In this work, we propose a global strategic model to improve ITSM service management processes with the additions of two drivers Agility management and security management. The proposed framework will affect all aspects of user productivity DSI oriented and implement an agile approach in the heart of the management of all these aspects.

Key Terms in this Chapter

Incident Management: The activities of an organization to identify, analyze, and correct organizational hazards.

Incident: An observable change to the normal behavior of a system.

Maturity: A measurement of the ability of an organization to undertake continuous improvement in a particular discipline.

Maturity Model: A set of structured levels that describe how well an organization can reliably and sustainably produce required outcomes.

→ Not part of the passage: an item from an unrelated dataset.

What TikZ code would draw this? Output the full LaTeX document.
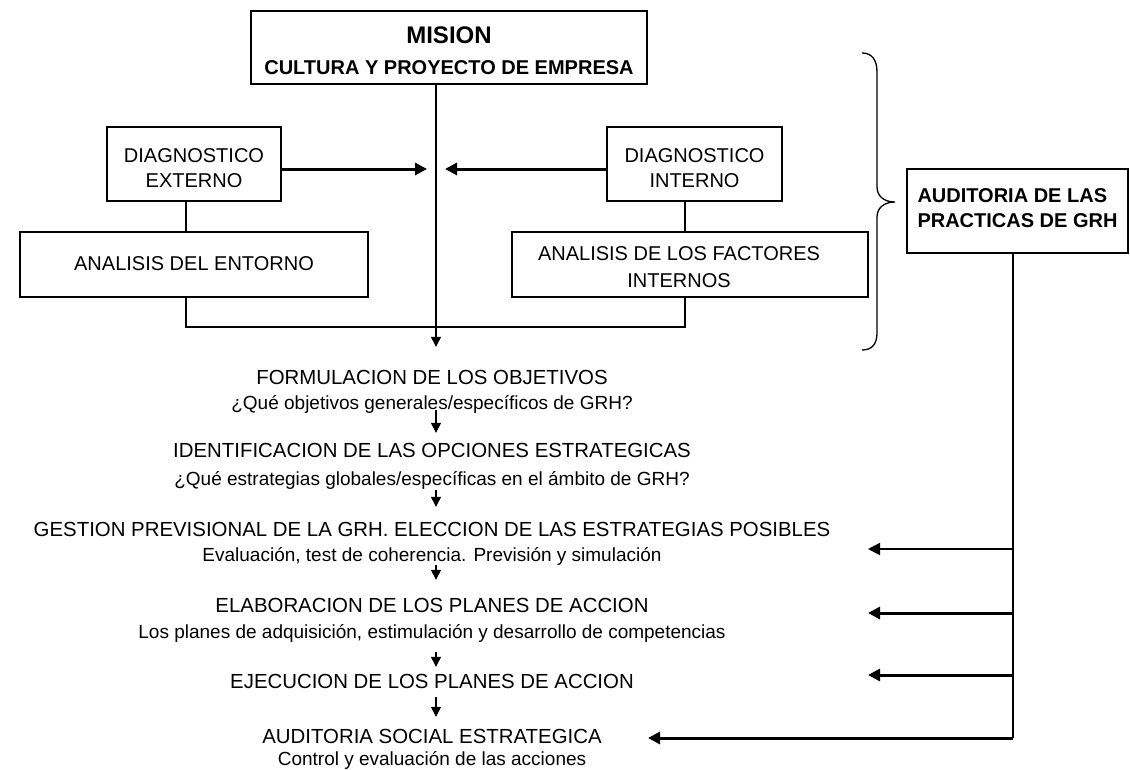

ITSM: IT service management (ITSM) describes a strategic approach to designing, delivering, managing and improving the way information technology (IT) is used in the enterprise. The goal of any IT service management structure is to ensure that the right processes, people and technology are in place so that the business can achieve its business objectives.

Data Collection: It is the process of gathering data from a variety of relevant sources in an established systematic fashion for analysis purposes.

Use-Case: It is a list of events and actions among systems and users in a specific environment and for a specific goal.

ITAM: IT asset management (ITAM) is a type of business management directly linked to the company's IT infrastructure. With ITAM, professionals review an organization's complete hardware and software inventory and make complete decisions on procurement, usage and all other aspects related to an asset's life cycle.